# Challenge
Print exactly the lines from the first one down to the line containing "edgecolor='none', zorder=-10))", both ends included, with no pictures and nothing else.

# Supplied information
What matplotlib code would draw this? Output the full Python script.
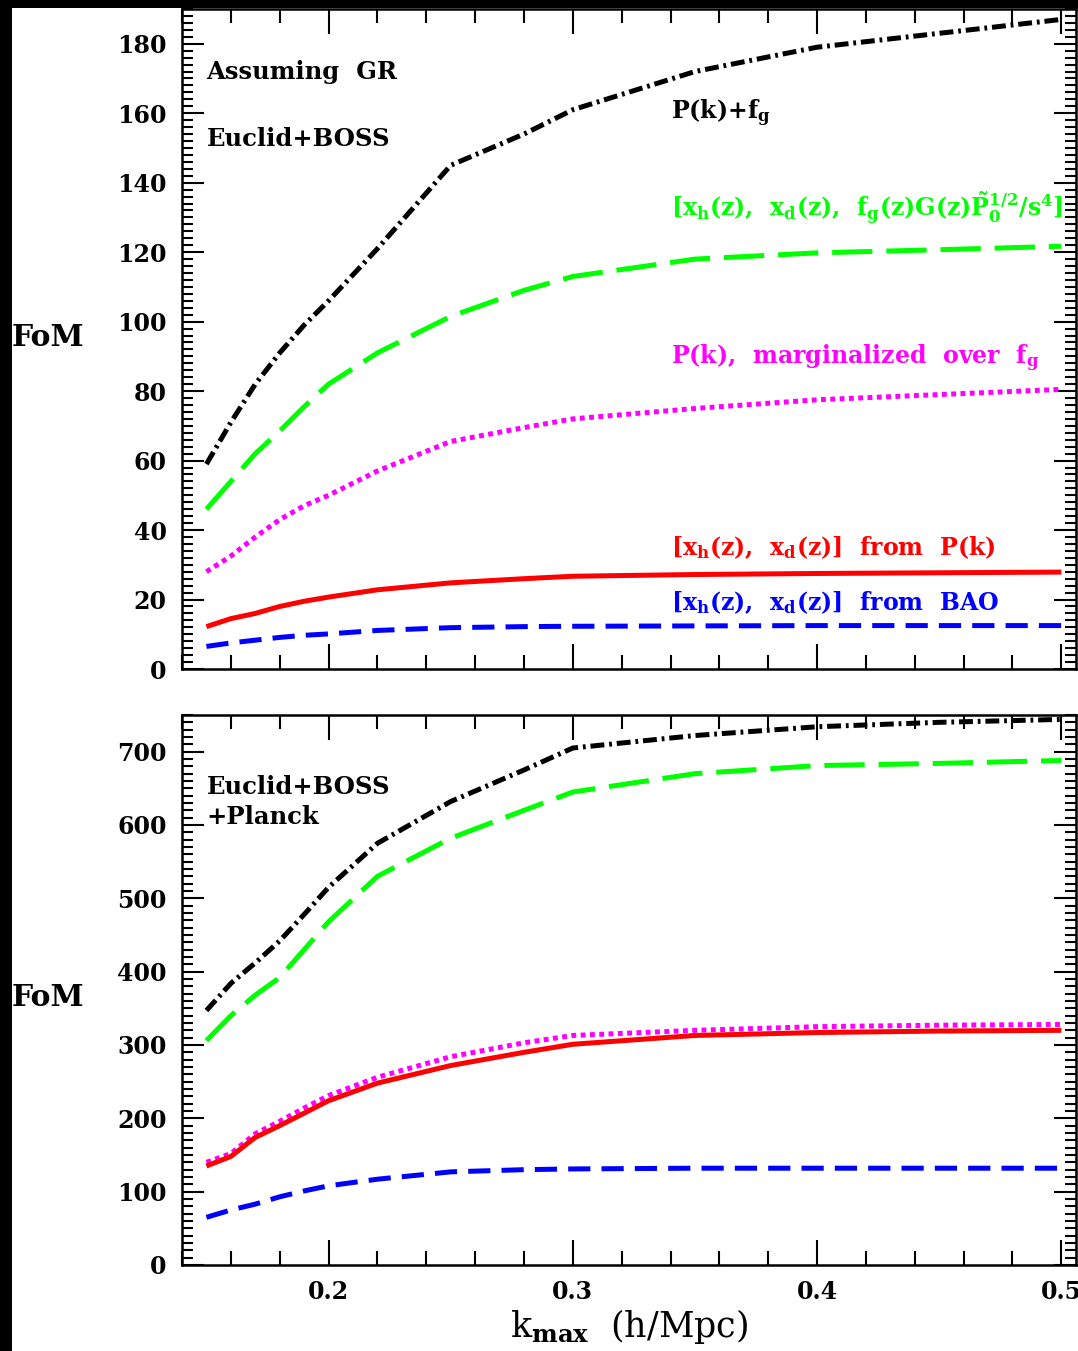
import matplotlib
matplotlib.use("Agg")
import matplotlib.pyplot as plt
from matplotlib.ticker import MultipleLocator
from matplotlib.patches import Rectangle

plt.rcParams['font.family'] = ['DejaVu Serif']
plt.rcParams['font.weight'] = 'bold'
plt.rcParams['mathtext.fontset'] = 'custom'
plt.rcParams['mathtext.rm'] = 'DejaVu Serif:bold'
plt.rcParams['mathtext.it'] = 'DejaVu Serif:bold'
plt.rcParams['mathtext.bf'] = 'DejaVu Serif:bold'
plt.rcParams['lines.scale_dashes'] = False

# ---- data ----
kmax = [0.15, 0.16, 0.17, 0.18, 0.19, 0.20, 0.22, 0.25, 0.28, 0.30, 0.35, 0.40, 0.45, 0.50]

top_pk_fg = [59, 71, 82, 91, 99, 106, 121, 145, 154, 161, 172, 179, 183, 187]
top_xh_xd_fg = [46, 54, 62, 68.5, 75.5, 82, 91, 101.5, 109, 113, 118, 119.8, 120.7, 121.7]
top_pk_marg = [28, 32.5, 38, 43, 47, 50, 57, 65.5, 69.5, 72, 75, 77.5, 79, 80.5]
top_pk_xhxd = [12.2, 14.5, 16, 18, 19.5, 20.7, 22.8, 24.8, 26, 26.7, 27.2, 27.5, 27.7, 27.9]
top_bao = [6.5, 7.5, 8.3, 9.1, 9.7, 10.1, 11.1, 11.9, 12.2, 12.3, 12.4, 12.5, 12.5, 12.5]

bot_pk_fg = [347, 384, 412, 442, 478, 515, 575, 632, 675, 705, 722, 734, 740, 744]
bot_xh_xd_fg = [306, 340, 368, 392, 430, 468, 530, 582, 620, 645, 670, 681, 684, 688]
bot_pk_marg = [140, 152, 179, 196, 214, 231, 256, 284, 303, 313, 320, 325, 327, 328]
bot_pk_xhxd = [135, 148, 174, 190, 207, 224, 248, 272, 290, 301, 313, 317, 319, 320]
bot_bao = [65, 75, 83, 93, 101, 108, 117, 127, 130, 131, 132, 132, 132, 132]

xticks = [0.2, 0.3, 0.4, 0.5]
xticklabels = ['0.2', '0.3', '0.4', '0.5']

# ---- figure ----
W, H = 1078, 1351
fig = plt.figure(figsize=(W / 100, H / 100), dpi=100, facecolor='black')
fig.patches.append(Rectangle((12 / W, 0), 1 - 12 / W, 1 - 8 / H,
                             transform=fig.transFigure, facecolor='white',
                             edgecolor='none', zorder=-10))

L = 182 / W
R = 1076 / W
ax1 = fig.add_axes([L, 1 - 669 / H, R - L, (669 - 9) / H])
ax2 = fig.add_axes([L, 1 - 1265 / H, R - L, (1265 - 715) / H])

styles = dict(
    pk_fg=dict(color='black', dashes=(10, 3.5, 2, 3.5)),
    fg=dict(color='#00ff00', dashes=(29, 10)),
    marg=dict(color='#ff00ff', dashes=(3.5, 3.2)),
    xhxd=dict(color='#ff0000', linestyle='-'),
    bao=dict(color='#0000ff', dashes=(16, 8)),
)
LW = 3.6

for ax, series in [
    (ax1, [(top_pk_fg, 'pk_fg'), (top_xh_xd_fg, 'fg'), (top_pk_marg, 'marg'),
           (top_pk_xhxd, 'xhxd'), (top_bao, 'bao')]),
    (ax2, [(bot_pk_fg, 'pk_fg'), (bot_xh_xd_fg, 'fg'), (bot_pk_marg, 'marg'),
           (bot_pk_xhxd, 'xhxd'), (bot_bao, 'bao')]),
]:
    for vals, key in series:
        ax.plot(kmax, vals, lw=LW, solid_capstyle='butt', dash_capstyle='butt', **styles[key])
    ax.set_xlim(0.14, 0.506)
    ax.xaxis.set_major_locator(MultipleLocator(0.1))
    ax.xaxis.set_minor_locator(MultipleLocator(0.02))
    ax.tick_params(which='both', direction='in', top=True, right=True,
                   width=1.5, labelsize=17, pad=11)
    ax.tick_params(which='major', axis='x', length=18)
    ax.tick_params(which='minor', axis='x', length=10)
    ax.tick_params(which='major', axis='y', length=16)
    ax.tick_params(which='minor', axis='y', length=8)
    for s in ax.spines.values():
        s.set_linewidth(1.8)

ax1.set_ylim(0, 190)
ax1.yaxis.set_major_locator(MultipleLocator(20))
ax1.yaxis.set_minor_locator(MultipleLocator(2))
ax1.tick_params(axis='x', labelbottom=False)

ax2.set_ylim(0, 750)
ax2.yaxis.set_major_locator(MultipleLocator(100))
ax2.yaxis.set_minor_locator(MultipleLocator(10))
ax2.set_xticks(xticks)
ax2.set_xticklabels(xticklabels)
ax2.set_xlabel(r'k$_\mathrm{max}$  (h/Mpc)', fontsize=25, labelpad=2)

fs = 17.5
lfs = 17
ax1.text(0.15, 172, 'Assuming  GR', fontsize=fs, va='center', ha='left')
ax1.text(0.15, 152.7, 'Euclid+BOSS', fontsize=fs, va='center', ha='left')
ax1.text(0.34, 160, r'P(k)+f$_\mathrm{g}$', fontsize=lfs, va='center', ha='left', color='black')
ax1.text(0.34, 132.5, r'[x$_\mathrm{h}$(z),  x$_\mathrm{d}$(z),  f$_\mathrm{g}$(z)G(z)$\mathrm{\tilde{P}_0^{1/2}/s^4}$]',
         fontsize=lfs, va='center', ha='left', color='#00ff00')
ax1.text(0.34, 89.4, r'P(k),  marginalized  over  f$_\mathrm{g}$', fontsize=lfs, va='center',
         ha='left', color='#ff00ff')
ax1.text(0.34, 35, r'[x$_\mathrm{h}$(z),  x$_\mathrm{d}$(z)]  from  P(k)', fontsize=lfs, va='center',
         ha='left', color='#ff0000')
ax1.text(0.34, 19, r'[x$_\mathrm{h}$(z),  x$_\mathrm{d}$(z)]  from  BAO', fontsize=lfs, va='center',
         ha='left', color='#0000ff')

ax2.text(0.15, 652, 'Euclid+BOSS', fontsize=fs, va='center', ha='left')
ax2.text(0.15, 611, '+Planck', fontsize=fs, va='center', ha='left')

fig.text(12 / W, 1 - 337 / H, 'FoM', fontsize=21.5, va='center', ha='left')
fig.text(12 / W, 1 - 997 / H, 'FoM', fontsize=21.5, va='center', ha='left')

fig.savefig('out.png', dpi=100, facecolor=fig.get_facecolor())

# Task response
What matplotlib code would draw this? Output the full Python script.
import matplotlib
matplotlib.use("Agg")
import matplotlib.pyplot as plt
from matplotlib.ticker import MultipleLocator
from matplotlib.patches import Rectangle

plt.rcParams['font.family'] = ['DejaVu Serif']
plt.rcParams['font.weight'] = 'bold'
plt.rcParams['mathtext.fontset'] = 'custom'
plt.rcParams['mathtext.rm'] = 'DejaVu Serif:bold'
plt.rcParams['mathtext.it'] = 'DejaVu Serif:bold'
plt.rcParams['mathtext.bf'] = 'DejaVu Serif:bold'
plt.rcParams['lines.scale_dashes'] = False

# ---- data ----
kmax = [0.15, 0.16, 0.17, 0.18, 0.19, 0.20, 0.22, 0.25, 0.28, 0.30, 0.35, 0.40, 0.45, 0.50]

top_pk_fg = [59, 71, 82, 91, 99, 106, 121, 145, 154, 161, 172, 179, 183, 187]
top_xh_xd_fg = [46, 54, 62, 68.5, 75.5, 82, 91, 101.5, 109, 113, 118, 119.8, 120.7, 121.7]
top_pk_marg = [28, 32.5, 38, 43, 47, 50, 57, 65.5, 69.5, 72, 75, 77.5, 79, 80.5]
top_pk_xhxd = [12.2, 14.5, 16, 18, 19.5, 20.7, 22.8, 24.8, 26, 26.7, 27.2, 27.5, 27.7, 27.9]
top_bao = [6.5, 7.5, 8.3, 9.1, 9.7, 10.1, 11.1, 11.9, 12.2, 12.3, 12.4, 12.5, 12.5, 12.5]

bot_pk_fg = [347, 384, 412, 442, 478, 515, 575, 632, 675, 705, 722, 734, 740, 744]
bot_xh_xd_fg = [306, 340, 368, 392, 430, 468, 530, 582, 620, 645, 670, 681, 684, 688]
bot_pk_marg = [140, 152, 179, 196, 214, 231, 256, 284, 303, 313, 320, 325, 327, 328]
bot_pk_xhxd = [135, 148, 174, 190, 207, 224, 248, 272, 290, 301, 313, 317, 319, 320]
bot_bao = [65, 75, 83, 93, 101, 108, 117, 127, 130, 131, 132, 132, 132, 132]

xticks = [0.2, 0.3, 0.4, 0.5]
xticklabels = ['0.2', '0.3', '0.4', '0.5']

# ---- figure ----
W, H = 1078, 1351
fig = plt.figure(figsize=(W / 100, H / 100), dpi=100, facecolor='black')
fig.patches.append(Rectangle((12 / W, 0), 1 - 12 / W, 1 - 8 / H,
                             transform=fig.transFigure, facecolor='white',
                             edgecolor='none', zorder=-10))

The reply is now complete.